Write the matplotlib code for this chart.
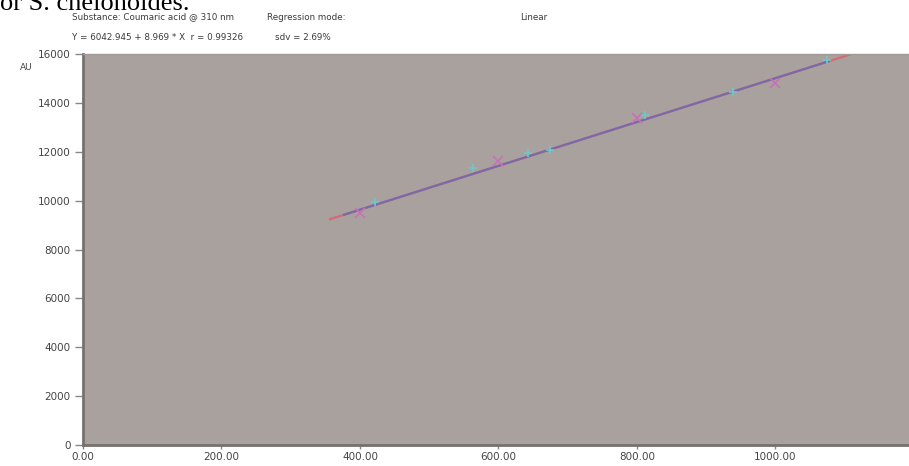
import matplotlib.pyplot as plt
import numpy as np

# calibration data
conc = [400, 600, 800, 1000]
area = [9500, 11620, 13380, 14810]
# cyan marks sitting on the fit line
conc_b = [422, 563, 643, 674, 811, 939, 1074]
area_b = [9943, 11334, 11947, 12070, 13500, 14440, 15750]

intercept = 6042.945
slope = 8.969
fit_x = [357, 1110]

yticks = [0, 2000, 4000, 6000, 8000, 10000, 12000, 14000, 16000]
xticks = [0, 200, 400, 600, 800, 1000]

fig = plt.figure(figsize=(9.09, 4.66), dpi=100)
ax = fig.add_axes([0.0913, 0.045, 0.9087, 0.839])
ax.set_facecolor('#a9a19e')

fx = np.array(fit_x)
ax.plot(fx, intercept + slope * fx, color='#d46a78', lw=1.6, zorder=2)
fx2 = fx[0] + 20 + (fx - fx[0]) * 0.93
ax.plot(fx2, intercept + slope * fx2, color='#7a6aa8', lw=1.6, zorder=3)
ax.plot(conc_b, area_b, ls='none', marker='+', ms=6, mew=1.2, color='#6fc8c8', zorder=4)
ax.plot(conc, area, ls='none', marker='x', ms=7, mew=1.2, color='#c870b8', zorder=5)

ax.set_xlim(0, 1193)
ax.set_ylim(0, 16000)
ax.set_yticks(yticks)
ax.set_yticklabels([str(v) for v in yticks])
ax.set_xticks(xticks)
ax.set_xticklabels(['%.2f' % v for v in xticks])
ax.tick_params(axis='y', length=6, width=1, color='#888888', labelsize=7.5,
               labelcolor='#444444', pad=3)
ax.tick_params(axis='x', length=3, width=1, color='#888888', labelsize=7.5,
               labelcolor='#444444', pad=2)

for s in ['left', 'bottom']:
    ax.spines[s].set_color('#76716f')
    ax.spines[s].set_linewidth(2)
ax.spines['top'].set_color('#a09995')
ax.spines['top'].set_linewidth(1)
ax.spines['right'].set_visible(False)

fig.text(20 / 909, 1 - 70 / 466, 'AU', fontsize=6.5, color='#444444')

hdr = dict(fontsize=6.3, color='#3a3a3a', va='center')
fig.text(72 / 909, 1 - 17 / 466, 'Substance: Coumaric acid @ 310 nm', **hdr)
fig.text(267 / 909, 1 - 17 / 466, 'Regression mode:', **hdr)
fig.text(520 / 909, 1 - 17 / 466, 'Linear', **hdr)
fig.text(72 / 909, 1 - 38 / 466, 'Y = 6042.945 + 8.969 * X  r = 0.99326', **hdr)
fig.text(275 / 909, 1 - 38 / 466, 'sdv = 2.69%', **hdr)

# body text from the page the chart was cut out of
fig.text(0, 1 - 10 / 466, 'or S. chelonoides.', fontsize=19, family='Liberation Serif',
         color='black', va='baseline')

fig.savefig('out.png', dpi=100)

▸ SHORT PROBLEM:
Repeat the material above verbatim. Leave the pictures behind.

▸ RESULT FOR THIS EXERCISE:
Write the matplotlib code for this chart.
import matplotlib.pyplot as plt
import numpy as np

# calibration data
conc = [400, 600, 800, 1000]
area = [9500, 11620, 13380, 14810]
# cyan marks sitting on the fit line
conc_b = [422, 563, 643, 674, 811, 939, 1074]
area_b = [9943, 11334, 11947, 12070, 13500, 14440, 15750]

intercept = 6042.945
slope = 8.969
fit_x = [357, 1110]

yticks = [0, 2000, 4000, 6000, 8000, 10000, 12000, 14000, 16000]
xticks = [0, 200, 400, 600, 800, 1000]

fig = plt.figure(figsize=(9.09, 4.66), dpi=100)
ax = fig.add_axes([0.0913, 0.045, 0.9087, 0.839])
ax.set_facecolor('#a9a19e')

fx = np.array(fit_x)
ax.plot(fx, intercept + slope * fx, color='#d46a78', lw=1.6, zorder=2)
fx2 = fx[0] + 20 + (fx - fx[0]) * 0.93
ax.plot(fx2, intercept + slope * fx2, color='#7a6aa8', lw=1.6, zorder=3)
ax.plot(conc_b, area_b, ls='none', marker='+', ms=6, mew=1.2, color='#6fc8c8', zorder=4)
ax.plot(conc, area, ls='none', marker='x', ms=7, mew=1.2, color='#c870b8', zorder=5)

ax.set_xlim(0, 1193)
ax.set_ylim(0, 16000)
ax.set_yticks(yticks)
ax.set_yticklabels([str(v) for v in yticks])
ax.set_xticks(xticks)
ax.set_xticklabels(['%.2f' % v for v in xticks])
ax.tick_params(axis='y', length=6, width=1, color='#888888', labelsize=7.5,
               labelcolor='#444444', pad=3)
ax.tick_params(axis='x', length=3, width=1, color='#888888', labelsize=7.5,
               labelcolor='#444444', pad=2)

for s in ['left', 'bottom']:
    ax.spines[s].set_color('#76716f')
    ax.spines[s].set_linewidth(2)
ax.spines['top'].set_color('#a09995')
ax.spines['top'].set_linewidth(1)
ax.spines['right'].set_visible(False)

fig.text(20 / 909, 1 - 70 / 466, 'AU', fontsize=6.5, color='#444444')

hdr = dict(fontsize=6.3, color='#3a3a3a', va='center')
fig.text(72 / 909, 1 - 17 / 466, 'Substance: Coumaric acid @ 310 nm', **hdr)
fig.text(267 / 909, 1 - 17 / 466, 'Regression mode:', **hdr)
fig.text(520 / 909, 1 - 17 / 466, 'Linear', **hdr)
fig.text(72 / 909, 1 - 38 / 466, 'Y = 6042.945 + 8.969 * X  r = 0.99326', **hdr)
fig.text(275 / 909, 1 - 38 / 466, 'sdv = 2.69%', **hdr)

# body text from the page the chart was cut out of
fig.text(0, 1 - 10 / 466, 'or S. chelonoides.', fontsize=19, family='Liberation Serif',
         color='black', va='baseline')

fig.savefig('out.png', dpi=100)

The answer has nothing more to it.